The Fool as Healer

Posted by Washington Revels
August 30, 2019

For September’s Directors’ Blog post, we thought we’d look back once more through our original Revelations newsletter, which ran in print from 1987-2006. We came across this timely article that was featured in the Fall 1992 installment — the first year that Washington Revels produced the “Celestial Fools” show you’ll see this December! Written by Elizabeth Lloyd (Lisby) Mayer of California Revels in 1991, it speaks to the role of the Fool in medieval society and the lessons that the Fool’s wisdom held for us in the twentieth  century— and still holds in the twenty-first. And while not every Christmas Revels show has featured a Fool in the year’s following Lisby’s article, we think the magic she describes will certainly be on display this year.


One of the great healing figures in every culture is the figure of the Fool.
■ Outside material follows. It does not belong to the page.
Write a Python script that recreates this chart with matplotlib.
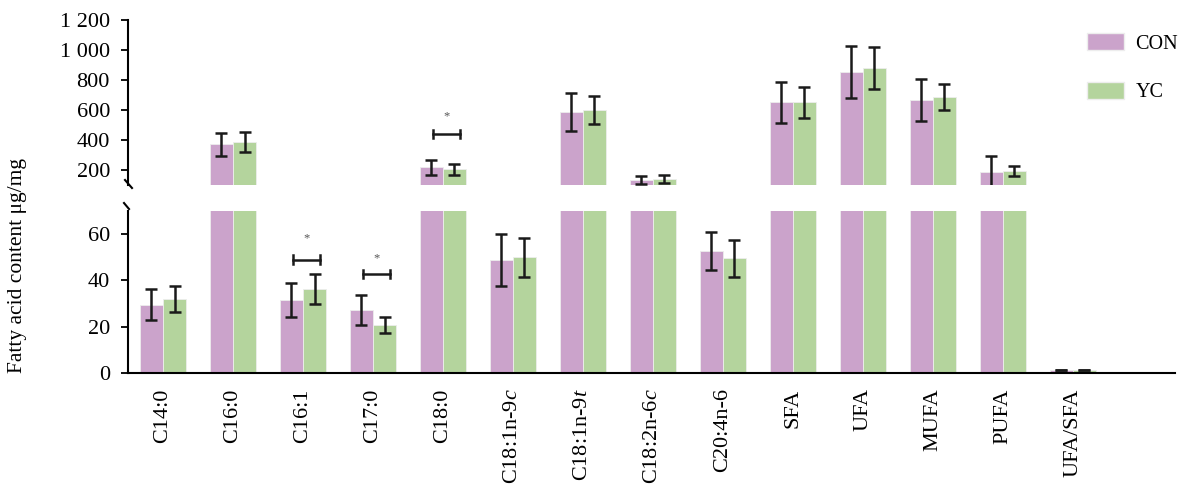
import numpy as np
import matplotlib
matplotlib.use("Agg")
from matplotlib import pyplot as plt
from matplotlib.patches import Patch

plt.rcParams["font.family"] = ["Liberation Serif", "DejaVu Serif"]
plt.rcParams["mathtext.fontset"] = "custom"
plt.rcParams["mathtext.rm"] = "Liberation Serif"
plt.rcParams["mathtext.it"] = "Liberation Serif:italic"

categories = ["C14:0", "C16:0", "C16:1", "C17:0", "C18:0", "C18:1n-9$\\it{c}$",
              "C18:1n-9$\\it{t}$", "C18:2n-6$\\it{c}$", "C20:4n-6", "SFA", "UFA",
              "MUFA", "PUFA", "UFA/SFA"]
con_mean = [29.5, 371, 31.5, 27.2, 218, 48.8, 585, 133, 52.6, 651, 855, 667, 189, 1.3]
con_err = [6.6, 78, 7.2, 6.6, 49, 11.2, 126, 29, 8.3, 138, 172, 140, 104, 0.1]
yc_mean = [31.9, 389, 36.2, 20.7, 204, 50.0, 600, 140, 49.6, 651, 878, 687, 193, 1.35]
yc_err = [5.5, 66, 6.4, 3.6, 36, 8.5, 95, 27, 8.0, 102, 140, 88, 34, 0.1]
groups = ["CON", "YC"]
colors = ["#CBA3CB", "#B4D49D"]

# significant pairs: (category index, which panel, bracket height, star height)
signif = [(2, "low", 49, 58), (3, "low", 42.7, 49.6), (4, "high", 438, 560)]

x = np.arange(len(categories))
w = 0.33

fig = plt.figure(figsize=(11.84, 4.9), dpi=100)
left, right = 128 / 1184, 1175 / 1184
ax_hi = fig.add_axes([left, 1 - 185 / 490, right - left, (185 - 20) / 490])
ax_lo = fig.add_axes([left, 1 - 373 / 490, right - left, (373 - 211) / 490])

for ax in (ax_hi, ax_lo):
    for off, mean, err, c in ((-w / 2, con_mean, con_err, colors[0]),
                              (w / 2, yc_mean, yc_err, colors[1])):
        ax.bar(x + off, mean, width=w, color=c, edgecolor="#EDEDED", linewidth=0.6)
        ax.errorbar(x + off, mean, yerr=err, fmt="none", ecolor="#1A1A1A",
                    elinewidth=1.8, capsize=4.5, capthick=1.8)
    ax.set_xlim(-0.5, 14.46)
    for s in ("top", "right"):
        ax.spines[s].set_visible(False)
    ax.spines["left"].set_linewidth(1.5)
    ax.tick_params(axis="y", length=5, width=1.3, pad=8, labelsize=16)

ax_hi.set_ylim(100, 1200)
ax_hi.set_yticks([200, 400, 600, 800, 1000, 1200])
ax_hi.set_yticklabels(["200", "400", "600", "800", "1 000", "1 200"])
ax_hi.spines["bottom"].set_visible(False)
ax_hi.set_xticks([])

ax_lo.set_ylim(0, 70)
ax_lo.set_yticks([0, 20, 40, 60])
ax_lo.spines["bottom"].set_linewidth(1.5)
ax_lo.set_xticks(x)
ax_lo.set_xticklabels(categories, rotation=90, va="top", ha="center")
ax_lo.tick_params(axis="x", length=0, pad=11, labelsize=16)

# break marks on the left spine
kw = dict(color="black", lw=1.5, clip_on=False, transform=fig.transFigure)
fig.add_artist(plt.Line2D([125 / 1184, 132 / 1184], [1 - 180 / 490, 1 - 188 / 490], **kw))
fig.add_artist(plt.Line2D([124 / 1184, 129 / 1184], [1 - 203 / 490, 1 - 209 / 490], **kw))

# significance brackets
for i, panel, yb, ys in signif:
    ax = ax_lo if panel == "low" else ax_hi
    h = 1.8 if panel == "low" else 28
    x0, x1 = i - 0.19 + 0.05, i + 0.19 + 0.05
    ax.plot([x0, x1], [yb, yb], color="#1A1A1A", lw=1.8)
    ax.plot([x0, x0], [yb - h, yb + h], color="#1A1A1A", lw=1.8)
    ax.plot([x1, x1], [yb - h, yb + h], color="#1A1A1A", lw=1.8)
    ax.text(i + 0.05, ys, "*", ha="center", va="center", fontsize=9, color="#555555")

fig.text(18 / 1184, 1 - 265 / 490, "Fatty acid content μg/mg", rotation=90,
         ha="center", va="center", fontsize=15.5)

handles = [Patch(facecolor=c, edgecolor="#EDEDED") for c in colors]
fig.legend(handles, groups, loc="upper left", bbox_to_anchor=(1087 / 1184, 1 - 33 / 490),
           frameon=False, fontsize=14.5, handlelength=1.85, handleheight=0.95,
           labelspacing=1.4, handletextpad=0.55, borderpad=0, borderaxespad=0)

fig.savefig("out.png", dpi=100)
As shaman, jester, trickster, or clown, the Fool’s wisdom is to see beyond human limitations — limitations of the body as well as of the mind and spirit. The Fool defies convention and in that defiance lie both his medicine and his magic. The Fool re-defines what is possible.

In folk plays from all over the world, Fool characters have power over life and death; they bring healing when nothing else can. In the English mumming tradition, the Doctor, with all his science and all his study, never succeeds in reviving the slain hero. That is Fool’s work. While he makes the audience laugh, the Fool foretells the magic that his foolery brings:

St. George shall come and die by swords
Which circle round his neck;
As Winter dies, so shall he die,
And rise as Spring again!

In twentieth-century America, we lack a culture of the Fool. We work hard at everything and we take life seriously, whether it’s making money or leisure activity or keeping our bodies and souls in top condition. We have few rituals that remind us to laugh at ourselves and to recognize how little we know, how little we really are able to control.

Harvey Cox, the Harvard theologian, describes how, in medieval times, a festival known as the Feast of Fools flourished throughout Europe. The Feast of Fools served to remind people that laughter and nonsense mattered. Hilarity, irreverence, and audacity were the order of the day as choirboys turned in prelates, servants became lords, and fools reigned as kings. Cox mourns the passing of the Feast of Fools in Western culture. He sees a renewal of its spirit as the key to healing our alienation from ourselves and from each other.

These days we also hear other voices like Norman Cousins, Bernie Siegal, Joan Borysenko, and those emerging from the new science of psycho-neuroimmunology. They remind us that laughter and lightness of spirit benefit our bodies. They tell us to defy prognoses, to challenge preconceptions, to be exceptions, to expect the extraordinary. Like Cox, they are prescribing the wisdom of the Fool.

Cox suggests that, little by little, the Fool may be finding his (or quite likely, her) way back into our culture. Perhaps the Revels are one place this is happening. Through every Revels production, the figure of the Fool runs like a thread. Every Christmas, Revels audiences watch that brief but extraordinary moment when the Fool turns nature back on itself, breathing life into the dead hero and turning Winter back to Spring.

This year, the figure of the Fool takes center stage, and we celebrate the Fool’s astonishing variety. Geoff Hoyle [veteran interpreter of the Fool, who played the Sun Fool in California Revels’ 1991 production of “Celestial Fools”] describes that all this variety has a simple purpose: “The Fool strips away our preconceptions so that we can see the world as it might be.”

Increasingly, twentieth-century medicine teaches us that this stripping away, this seeing ourselves as we might be, is the essence of healing. Perhaps, too, this process of seeing ourselves as we might be describes the essence of what Revels is all about.

—Elizabeth Lloyd (Lisby) Mayer

Lisby Mayer was associate clinical professor at the Medical School of the University of California, San Francisco, and in the Department of Psychology, U.C. Berkeley. She was also the Artistic Director of the San Francisco Bay Revels [now California Revels]. Her article was reprinted in Revelations from Revels Inc.’s 1992 program by popular request.